Atualizado em 26 de novembro de 2025 08:36

A lei 6.404/1976 ("lei das companhias"), que regula as sociedades por ações, completará 50 anos em 2026. A idade a revela cada vez mais bela, pois ainda (e sempre) se presta a oferecer a segurança jurídica que empreendedores e investidores necessitam para definir suas alocações de capital.

Os autores, reconhecidos juristas, souberam arquitetar um chassi regulatório que moldou o (então) presente e sustentou o futuro. Até hoje, próxima de suas bodas douradas com o mercado, a lei das companhias ainda oferece instrumentos ou recursos que estiveram lá desde sempre, mas que não haviam sido notados ou testados para determinadas finalidades. Ela ainda surpreende, de maneira positiva, a quem a utiliza cotidianamente.

Algumas reformas ocorreram, desde o seu advento, umas melhores do que as outras, mas todas, de modo geral, necessárias para incorporar novas práticas ou técnicas de manejo das relações societárias, decorrentes da inventividade humana ou das tecnologias desenvolvidas ao longo de décadas.

Uma das principais virtudes da lei da SAF (lei 14.193/21) consiste, justamente, no seu entrosamento, ou melhor, na sua dependência da lei das companhias. Ao invés da criação de um tipo societário autônomo, optou-se pela instituição de um subtipo, com um micro regramento próprio e dependente de um macro regramento (ou seja, geral).

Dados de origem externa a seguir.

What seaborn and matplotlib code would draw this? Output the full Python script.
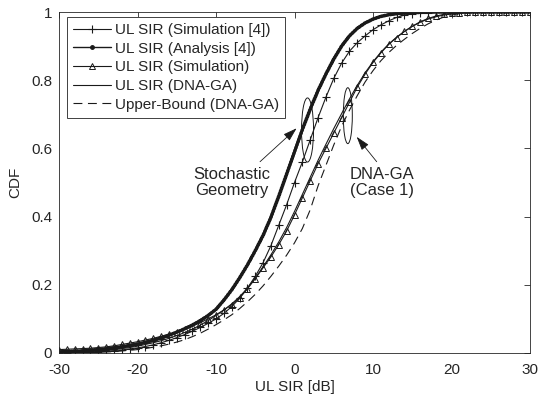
import numpy as np
import pandas as pd
import matplotlib
matplotlib.use("Agg")
import matplotlib.pyplot as plt
import seaborn as sns
from matplotlib.patches import Ellipse
from matplotlib.lines import Line2D

# ---------------- data ----------------
sir_db = list(range(-30, 31))

cdf_analysis_ref = [0.003, 0.004, 0.005, 0.006, 0.008, 0.010, 0.012, 0.015, 0.018, 0.022,
                    0.026, 0.031, 0.037, 0.044, 0.052, 0.061, 0.071, 0.082, 0.095, 0.110,
                    0.128, 0.155, 0.185, 0.220, 0.258, 0.300, 0.345, 0.398, 0.460, 0.525,
                    0.590, 0.655, 0.715, 0.770, 0.818, 0.862, 0.900, 0.930, 0.952, 0.968,
                    0.979, 0.987, 0.992, 0.995, 0.997, 0.998, 0.999, 1.0, 1.0, 1.0,
                    1.0, 1.0, 1.0, 1.0, 1.0, 1.0, 1.0, 1.0, 1.0, 1.0, 1.0]

cdf_sim_ref = [0.001, 0.001, 0.002, 0.002, 0.003, 0.004, 0.005, 0.007, 0.009, 0.012,
               0.015, 0.019, 0.024, 0.030, 0.037, 0.045, 0.054, 0.064, 0.075, 0.087,
               0.100, 0.116, 0.136, 0.160, 0.190, 0.225, 0.265, 0.315, 0.375, 0.435,
               0.500, 0.560, 0.625, 0.690, 0.750, 0.805, 0.850, 0.885, 0.910, 0.930,
               0.948, 0.962, 0.974, 0.984, 0.991, 0.995, 0.997, 0.998, 0.999, 1.0,
               1.0, 1.0, 1.0, 1.0, 1.0, 1.0, 1.0, 1.0, 1.0, 1.0, 1.0]

cdf_sim = [0.010, 0.011, 0.012, 0.013, 0.014, 0.016, 0.018, 0.021, 0.025, 0.029,
           0.033, 0.038, 0.043, 0.049, 0.055, 0.062, 0.070, 0.079, 0.089, 0.100,
           0.112, 0.126, 0.142, 0.162, 0.188, 0.218, 0.250, 0.282, 0.318, 0.358,
           0.405, 0.455, 0.505, 0.555, 0.600, 0.645, 0.690, 0.735, 0.780, 0.818,
           0.852, 0.880, 0.905, 0.925, 0.943, 0.958, 0.971, 0.981, 0.988, 0.993,
           0.996, 0.998, 0.999, 1.0, 1.0, 1.0, 1.0, 1.0, 1.0, 1.0, 1.0]

cdf_dna_ga = [0.002, 0.002, 0.003, 0.004, 0.005, 0.006, 0.008, 0.010, 0.013, 0.016,
              0.020, 0.025, 0.030, 0.036, 0.043, 0.051, 0.060, 0.070, 0.082, 0.095,
              0.110, 0.126, 0.144, 0.165, 0.190, 0.220, 0.253, 0.288, 0.326, 0.368,
              0.415, 0.465, 0.515, 0.565, 0.612, 0.658, 0.702, 0.745, 0.785, 0.822,
              0.854, 0.882, 0.906, 0.926, 0.943, 0.958, 0.970, 0.979, 0.986, 0.991,
              0.994, 0.996, 0.998, 0.999, 1.0, 1.0, 1.0, 1.0, 1.0, 1.0, 1.0]

cdf_upper = [0.000, 0.000, 0.001, 0.001, 0.001, 0.002, 0.003, 0.004, 0.006, 0.008,
             0.010, 0.013, 0.017, 0.021, 0.026, 0.032, 0.039, 0.048, 0.058, 0.070,
             0.083, 0.097, 0.112, 0.130, 0.150, 0.172, 0.197, 0.225, 0.255, 0.287,
             0.323, 0.365, 0.420, 0.490, 0.550, 0.610, 0.665, 0.712, 0.755, 0.795,
             0.828, 0.857, 0.881, 0.902, 0.920, 0.937, 0.952, 0.965, 0.976, 0.985,
             0.991, 0.995, 0.997, 0.999, 1.0, 1.0, 1.0, 1.0, 1.0, 1.0, 1.0]

legend_labels = ["UL SIR (Simulation [4])", "UL SIR (Analysis [4])",
                 "UL SIR (Simulation)", "UL SIR (DNA-GA)", "Upper-Bound (DNA-GA)"]
x_ticks = [-30, -20, -10, 0, 10, 20, 30]
x_tick_labels = ["-30", "-20", "-10", "0", "10", "20", "30"]
y_ticks = [0, 0.2, 0.4, 0.6, 0.8, 1.0]
y_tick_labels = ["0", "0.2", "0.4", "0.6", "0.8", "1"]

df = pd.DataFrame({"sir": sir_db, "ana": cdf_analysis_ref, "simref": cdf_sim_ref,
                   "sim": cdf_sim, "dna": cdf_dna_ga, "ub": cdf_upper})

# ---------------- style ----------------
sns.set_theme(style="white")
plt.rcParams['font.family'] = ['Liberation Sans', 'DejaVu Sans']
plt.rcParams['axes.unicode_minus'] = False
TXT = "#262626"

fig = plt.figure(figsize=(5.42, 4.05), dpi=100)
ax = fig.add_axes([59 / 542, 1 - 353 / 405, 471 / 542, 341 / 405])

LW = 0.8
# Upper bound (dashed)
sns.lineplot(data=df, x="sir", y="ub", ax=ax, color="k", lw=LW, estimator=None,
             linestyle=(0, (8, 5)), legend=False)
# DNA-GA (solid)
sns.lineplot(data=df, x="sir", y="dna", ax=ax, color="k", lw=LW, estimator=None, legend=False)
# Simulation (triangles)
sns.lineplot(data=df, x="sir", y="sim", ax=ax, color="k", lw=LW, estimator=None,
             marker="^", markersize=4.5, markerfacecolor="none", markeredgecolor="k",
             markeredgewidth=0.7, legend=False)
# Simulation [4] (+)
sns.lineplot(data=df, x="sir", y="simref", ax=ax, color="k", lw=LW, estimator=None,
             marker="+", markersize=6, markeredgewidth=0.8, markeredgecolor="k",
             legend=False)
# Analysis [4] (dense dots -> beaded thick line)
sns.lineplot(data=df, x="sir", y="ana", ax=ax, color="k", lw=1.0, estimator=None, legend=False)
sns.lineplot(data=df, x="sir", y="ana", ax=ax, color="k", lw=2.6, estimator=None,
             linestyle=(0, (0.3, 0.55)), dash_capstyle="round", legend=False)

ax.set_xlim(-30, 30)
ax.set_ylim(0, 1)
ax.set_xticks(x_ticks)
ax.set_xticklabels(x_tick_labels)
ax.set_yticks(y_ticks)
ax.set_yticklabels(y_tick_labels)
ax.tick_params(direction="in", top=True, right=True, length=4, width=0.6,
               labelsize=11, colors=TXT)
ax.tick_params(axis="x", pad=7)
ax.tick_params(axis="y", pad=5)
for sp in ax.spines.values():
    sp.set_linewidth(0.6)
    sp.set_color(TXT)
    sp.set_visible(True)
ax.set_xlabel("UL SIR [dB]", fontsize=11, color=TXT, labelpad=2)
ax.set_ylabel("CDF", fontsize=11, color=TXT, labelpad=6)

# legend
handles = [
    Line2D([], [], color="k", lw=LW, marker="+", markersize=6, markeredgewidth=0.8),
    Line2D([], [], color="k", lw=1.0, marker="o", markersize=2.5),
    Line2D([], [], color="k", lw=LW, marker="^", markersize=4.5, markerfacecolor="none",
           markeredgewidth=0.7),
    Line2D([], [], color="k", lw=LW),
    Line2D([], [], color="k", lw=LW, linestyle=(0, (8, 5))),
]
leg = ax.legend(handles, legend_labels, loc="upper left", bbox_to_anchor=(0.017, 0.985),
                borderaxespad=0, fontsize=11, handlelength=2.5, handletextpad=0.25,
                labelspacing=0.3, borderpad=0.4, frameon=True, fancybox=False,
                edgecolor="#404040", framealpha=1, numpoints=1)
leg.get_frame().set_linewidth(0.7)
for t in leg.get_texts():
    t.set_color(TXT)

# annotations
ax.add_patch(Ellipse((1.66, 0.654), width=1.53, height=0.188, fill=False, lw=0.7, ec="k"))
ax.add_patch(Ellipse((6.79, 0.696), width=1.15, height=0.164, fill=False, lw=0.7, ec="k"))
arrow = dict(arrowstyle="-|>,head_length=0.7,head_width=0.22", color="k", lw=0.6,
             shrinkA=0, shrinkB=0)
ax.annotate("", xy=(0.27, 0.659), xytext=(-4.39, 0.561), arrowprops=arrow)
ax.annotate("", xy=(7.92, 0.634), xytext=(10.47, 0.561), arrowprops=arrow)
ax.text(-7.96, 0.5, "Stochastic\nGeometry", ha="center", va="center", fontsize=12,
        color=TXT, linespacing=1.15)
ax.text(11.15, 0.5, "DNA-GA\n(Case 1)", ha="center", va="center", fontsize=12,
        color=TXT, linespacing=1.15)

fig.savefig("out.png", dpi=100, facecolor="white")
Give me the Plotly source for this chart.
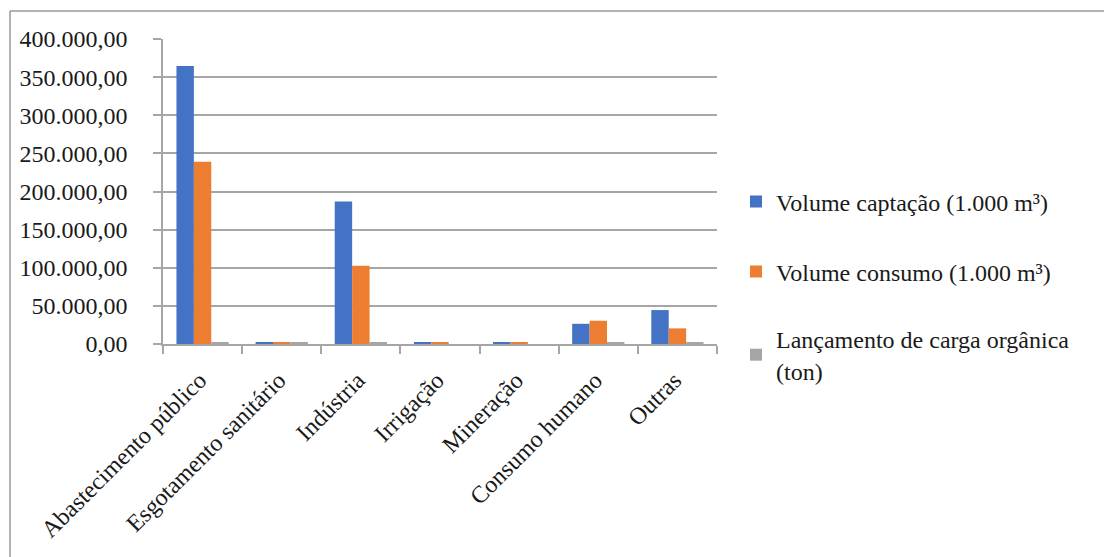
import plotly.graph_objects as go

# Usos da água por setor
categorias = ["Abastecimento público", "Esgotamento sanitário", "Indústria",
              "Irrigação", "Mineração", "Consumo humano", "Outras"]
volume_captacao = [364500, 2000, 187000, 2000, 2000, 26500, 44500]
volume_consumo = [239000, 2000, 102500, 2000, 2000, 30500, 20500]
carga_organica = [1800, 1800, 1800, 0, 0, 1800, 1800]

nomes = ["Volume captação (1.000 m³)", "Volume consumo (1.000 m³)",
         "Lançamento de carga orgânica<br>(ton)"]
cores = ["#4472c4", "#ed7d31", "#a5a5a5"]
valores = [volume_captacao, volume_consumo, carga_organica]

FONTE = "Liberation Serif"
TEXTO = "#1a1a1a"
CINZA = "#a6a6a6"
TAM = 24

# geometria da área de plotagem (pixels)
W, H = 1104, 557
L, R, T, B = 163, 717, 39, 344
pw, ph = R - L, B - T


def px_x(x):
    return (x - L) / pw


def px_y(y):
    return (B - y) / ph


fig = go.Figure()
legend_ids = ["legend", "legend2", "legend3"]
for nome, cor, vals, lg in zip(nomes, cores, valores, legend_ids):
    fig.add_trace(go.Bar(
        x=categorias, y=vals, name=nome, marker_color=cor,
        marker_line_width=0, legend=lg,
    ))

legend_y = [202, 272, 355]
legend_cfg = {}
for lg, yy in zip(legend_ids, legend_y):
    legend_cfg[lg] = dict(
        x=px_x(736), y=px_y(yy), xanchor="left", yanchor="middle",
        font=dict(family=FONTE, size=TAM, color=TEXTO),
        bgcolor="rgba(0,0,0,0)", itemwidth=30,
    )

fig.update_layout(
    width=W, height=H,
    margin=dict(l=L, r=W - R, t=T, b=H - B),
    paper_bgcolor="white", plot_bgcolor="white",
    barmode="group", bargap=0.34, bargroupgap=0,
    separators=",.",
    showlegend=True,
    **legend_cfg,
    xaxis=dict(
        type="category", tickangle=-45, tickson="boundaries",
        ticks="outside", ticklen=8, tickcolor=CINZA, tickwidth=1.5,
        showline=True, linecolor=CINZA, linewidth=1.5,
        showgrid=False, automargin=False, ticklabelstandoff=11,
        ticklabelshift=-3,
        tickfont=dict(family=FONTE, size=TAM, color=TEXTO),
    ),
    yaxis=dict(
        range=[0, 400000], dtick=50000, tickformat=",.2f",
        ticks="outside", ticklen=8, tickcolor=CINZA, tickwidth=1.5,
        showline=True, linecolor=CINZA, linewidth=1.5,
        showgrid=True, gridcolor=CINZA, gridwidth=1.5,
        zeroline=False, automargin=False, ticklabelstandoff=21,
        tickfont=dict(family=FONTE, size=TAM, color=TEXTO),
    ),
    shapes=[
        dict(type="line", xref="paper", yref="paper",
             x0=px_x(10), x1=px_x(W), y0=px_y(11), y1=px_y(11),
             line=dict(color="#9a9a9a", width=1.5)),
        dict(type="line", xref="paper", yref="paper",
             x0=px_x(10), x1=px_x(10), y0=px_y(11), y1=px_y(H),
             line=dict(color="#9a9a9a", width=1.5)),
    ],
)

fig.write_html("out.html")
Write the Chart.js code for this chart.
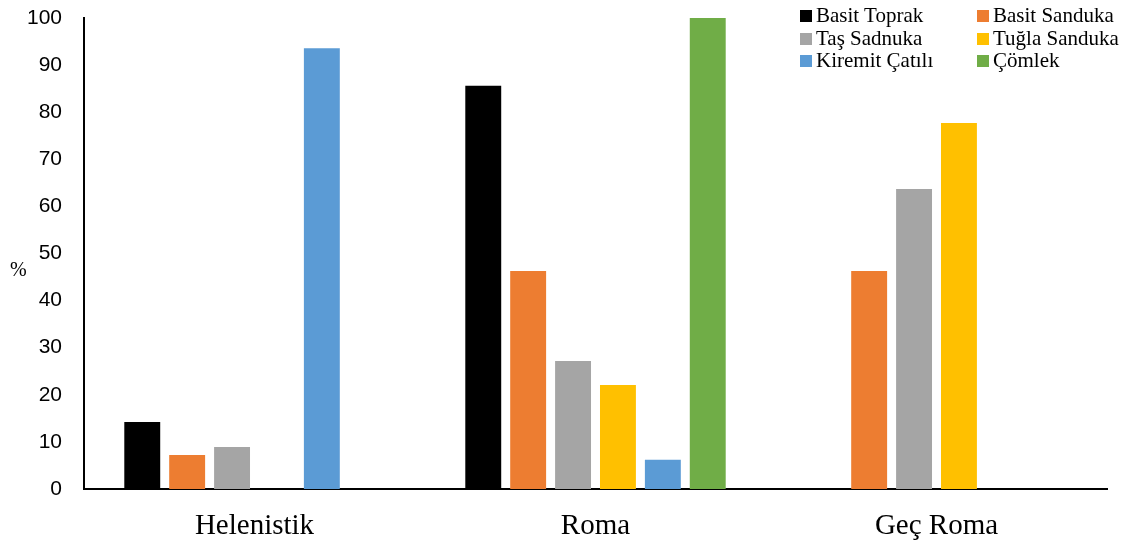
<!DOCTYPE html>
<html>
<head>
<meta charset="utf-8">
<script src="https://cdn.jsdelivr.net/npm/chart.js@4/dist/chart.umd.min.js"></script>
<style>
  html, body { margin: 0; padding: 0; background: #fff; }
  #wrap { position: relative; width: 1133px; height: 541px; }
  #ylab { position: absolute; left: 10px; top: 258px; font: 20px "Liberation Serif", serif; color: #000; }
  #legend { position: absolute; left: 800px; top: 4px; font: 21px "Liberation Serif", serif; color: #000; }
  .item { position: absolute; white-space: nowrap; line-height: 23px; }
  .item span { display: inline-block; width: 12px; height: 12px; margin-right: 4px; vertical-align: 0px; }
</style>
</head>
<body>
<div id="wrap">
  <canvas id="c" width="1133" height="541"></canvas>
  <div id="ylab">%</div>
  <div id="legend"></div>
</div>
<script>
var periods = ["Helenistik", "Roma", "Geç Roma"];
var yTicks = [0, 10, 20, 30, 40, 50, 60, 70, 80, 90, 100];

var basitToprak   = [14.2, 85.6, null];
var basitSanduka  = [7.2, 46.3, 46.3];
var tasSadnuka    = [8.9, 27.2, 63.7];
var tuglaSanduka  = [null, 22.1, 77.7];
var kiremitCatili = [93.6, 6.2, null];
var comlek        = [null, 100, null];

var seriesNames  = ["Basit Toprak", "Basit Sanduka", "Taş Sadnuka", "Tuğla Sanduka", "Kiremit Çatılı", "Çömlek"];
var seriesColors = ["#000000", "#ED7D31", "#A5A5A5", "#FFC000", "#5B9BD5", "#70AD47"];
var seriesData   = [basitToprak, basitSanduka, tasSadnuka, tuglaSanduka, kiremitCatili, comlek];

var datasets = seriesNames.map(function(name, i) {
	return {
		label: name,
		data: seriesData[i],
		backgroundColor: seriesColors[i],
		barPercentage: 0.8,
		categoryPercentage: 0.79
	};
});

// legend, 2 columns x 3 rows
var legend = document.getElementById("legend");
seriesNames.forEach(function(name, i) {
	var d = document.createElement("div");
	d.className = "item";
	d.style.left = (i % 2 ? 177 : 0) + "px";
	d.style.top = (Math.floor(i / 2) * 22.5) + "px";
	d.innerHTML = "<span style='background:" + seriesColors[i] + "'></span>" + name;
	legend.appendChild(d);
});

new Chart(document.getElementById("c"), {
	type: "bar",
	data: { labels: periods, datasets: datasets },
	options: {
		responsive: false,
		animation: false,
		devicePixelRatio: 1,
		layout: { padding: { left: 0, right: 26, top: 18, bottom: 0 } },
		plugins: { legend: { display: false }, tooltip: { enabled: false } },
		scales: {
			x: {
				grid: { display: false, drawTicks: false },
				border: { color: "#000", width: 2 },
				ticks: { color: "#000", padding: 20, font: { family: "Liberation Serif", size: 29 } },
				afterFit: function(s) { s.height = 52; }
			},
			y: {
				min: 0, max: 100,
				afterBuildTicks: function(s) { s.ticks = yTicks.map(function(v) { return { value: v }; }); },
				grid: { display: false, drawTicks: false },
				border: { color: "#000", width: 2 },
				ticks: { color: "#000", padding: 22, font: { family: "Liberation Sans", size: 21 } },
				afterFit: function(s) { s.width = 84; s.paddingTop = 0; s.paddingBottom = 0; }
			}
		}
	}
});
</script>
</body>
</html>
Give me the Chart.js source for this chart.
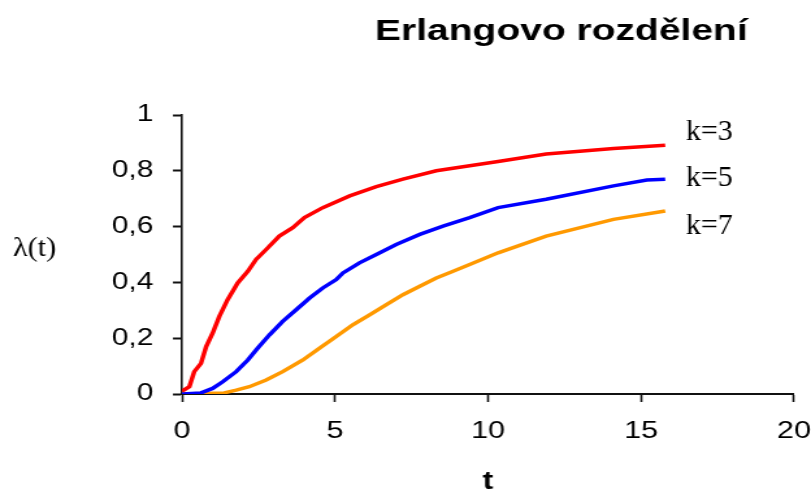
<!DOCTYPE html>
<html>
<head>
<meta charset="utf-8">
<script src="https://cdn.jsdelivr.net/npm/chart.js@4.4.1/dist/chart.umd.min.js"></script>
<style>
  html, body { margin: 0; padding: 0; background: #fff; overflow: hidden; }
  #wrap { width: 811px; height: 490px; overflow: hidden; }
  #c { display: block; transform-origin: 0 0; }
</style>
</head>
<body>
<div id="wrap"><canvas id="c" width="640" height="490"></canvas></div>
<script>
// ---- data ----
const tK3 = [0, 0.24, 0.40, 0.62, 0.79, 1.0, 1.22, 1.49, 1.82, 2.15, 2.42, 2.75, 3.18, 3.62, 4.0, 4.6, 5.48, 6.35, 7.22, 8.31, 9.4, 10.33, 11.9, 14.1, 15.79];
const lamK3 = [0.01, 0.026, 0.08, 0.11, 0.17, 0.218, 0.278, 0.338, 0.398, 0.44, 0.482, 0.518, 0.566, 0.596, 0.632, 0.668, 0.71, 0.743, 0.77, 0.80, 0.818, 0.833, 0.86, 0.88, 0.892];

const tK5 = [0, 0.62, 1.0, 1.33, 1.77, 2.15, 2.47, 2.86, 3.29, 3.73, 4.17, 4.6, 5.04, 5.26, 5.8, 6.35, 7.0, 7.77, 8.53, 9.4, 10.33, 11.9, 14.1, 15.19, 15.79];
const lamK5 = [0, 0.004, 0.02, 0.044, 0.08, 0.122, 0.164, 0.212, 0.26, 0.302, 0.344, 0.38, 0.41, 0.434, 0.47, 0.5, 0.536, 0.572, 0.602, 0.632, 0.668, 0.698, 0.746, 0.767, 0.77];

const tK7 = [0, 1.38, 1.77, 2.2, 2.75, 3.29, 3.95, 4.49, 5.04, 5.58, 6.13, 6.68, 7.22, 7.77, 8.31, 8.86, 9.4, 10.33, 11.9, 14.1, 15.79];
const lamK7 = [0, 0.004, 0.014, 0.026, 0.05, 0.08, 0.122, 0.164, 0.206, 0.248, 0.284, 0.32, 0.356, 0.386, 0.416, 0.44, 0.464, 0.506, 0.566, 0.626, 0.656];

const seriesNames = ['k=3', 'k=5', 'k=7'];
const labelT = 16.47;                  // t position of the series labels
const labelLam = [0.94, 0.775, 0.6];   // λ position of the series labels
const titleText = 'Erlangovo rozdělení';
const xTitle = 't';
const yTitle = 'λ(t)';

// ---- build ----
const STRETCH = 811 / 624; // the whole picture is horizontally stretched
const CANVAS_W = 640;
document.getElementById('c').style.transform = 'scaleX(' + STRETCH + ')';

const toXY = (ts, vs) => ts.map((t, i) => ({ x: t, y: vs[i] }));
const colors = ['#ff0000', '#0000ff', '#ff9900'];
const seriesData = [toXY(tK3, lamK3), toXY(tK5, lamK5), toXY(tK7, lamK7)];

const sans = "'Liberation Sans', Arial, sans-serif";
const serif = "'Liberation Serif', 'Times New Roman', serif";

function drawScaled(ctx, text, x, y, fx) {
  ctx.save();
  ctx.translate(x, y);
  ctx.scale(fx, 1);
  ctx.fillText(text, 0, 0);
  ctx.restore();
}

const textPlugin = {
  id: 'texts',
  afterDraw(chart) {
    const ctx = chart.ctx;
    const xs = chart.scales.x, ys = chart.scales.y, ca = chart.chartArea;
    ctx.save();
    ctx.fillStyle = '#000';
    // title
    ctx.font = 'bold 30px ' + sans;
    ctx.textAlign = 'left';
    ctx.textBaseline = 'alphabetic';
    ctx.fillText(titleText, 375 / STRETCH, 40);
    // x title
    ctx.font = 'bold 25px ' + sans;
    ctx.textAlign = 'center';
    ctx.fillText(xTitle, (ca.left + ca.right) / 2, 489);
    // y title
    ctx.font = '27px ' + serif;
    ctx.textAlign = 'left';
    ctx.textBaseline = 'middle';
    drawScaled(ctx, yTitle, 13 / STRETCH, 249, 1.12 / STRETCH);
    // series labels (not stretched)
    ctx.font = '30px ' + serif;
    seriesNames.forEach((n, i) => {
      drawScaled(ctx, n, xs.getPixelForValue(labelT), ys.getPixelForValue(labelLam[i]), 1 / STRETCH);
    });
    ctx.restore();
  }
};

new Chart(document.getElementById('c'), {
  type: 'line',
  data: {
    datasets: seriesData.map((d, i) => ({
      label: seriesNames[i],
      data: d,
      borderColor: colors[i],
      backgroundColor: colors[i],
      borderWidth: 3.5,
      pointRadius: 0,
      tension: 0,
      fill: false
    }))
  },
  options: {
    responsive: false,
    animation: false,
    devicePixelRatio: 1,
    layout: { padding: { top: 115, right: CANVAS_W - 794 / STRETCH, left: 0, bottom: 0 } },
    plugins: { legend: { display: false }, title: { display: false }, tooltip: { enabled: false } },
    scales: {
      x: {
        type: 'linear', min: 0, max: 20,
        afterFit: s => { s.height = 96; s.paddingLeft = 0; s.paddingRight = 0; },
        border: { color: '#111', width: 2 },
        grid: { drawOnChartArea: false, drawTicks: true, tickLength: 8, tickColor: '#111', tickWidth: 1.6 },
        ticks: { stepSize: 5, color: '#000', font: { family: sans, size: 23.5 }, padding: 15, maxRotation: 0 }
      },
      y: {
        type: 'linear', min: 0, max: 1,
        afterFit: s => { s.width = 182 / STRETCH; s.paddingTop = 0; s.paddingBottom = 0; },
        border: { color: '#111', width: 1.6 },
        grid: { drawOnChartArea: false, drawTicks: true, tickLength: 7, tickColor: '#111', tickWidth: 2 },
        ticks: { stepSize: 0.2, color: '#000', font: { family: sans, size: 23 }, padding: 15,
                 callback: v => String(Math.round(v * 10) / 10).replace('.', ',') }
      }
    }
  },
  plugins: [textPlugin]
});
</script>
</body>
</html>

Disso resultou uma base sólida, sob uma estrutura que oferece agilidade ou plasticidade para adaptações, conforme situações e necessidades concretas. A SAF pode ser fechada ou aberta, o clube pode ser controlador totalitário ou majoritário da SAF, acionista minoritário ou, ainda, não deter qualquer participação. A SAF pode ser criada mediante transformação do clube ou em decorrência da transferência de ativos do clube para ela.

Não há um modelo formalmente ideal, certo ou errado; mas há modelos adequados para situações específicas; assim como modelos equivocados para as mesmas (ou outras) situações.

Importante: além da variação modelar, para o bem ou para o mal, que caberá aos gestores dos clubes identificar e implementar, também se deve levar em conta a natureza, o histórico e as pretensões de potenciais investidores. Disponibilidade de recursos, ou a promessa de disponibilização, deve ser avaliada em conjunto com os demais fatores. Assim se caminha para a adequação da pretensão com a possibilidade.

A notícia de que o Real Madrid estaria burilando um modelo que viabilizasse a atração e o ingresso de investidor1, algo inédito, sob a forma societária, na história desse clube, expressa, de algum modo, a mesma procura pela idealidade que se tem visto, por parte dos clubes brasileiros, desde que a lei da SAF passou a integrar o sistema, em 2021.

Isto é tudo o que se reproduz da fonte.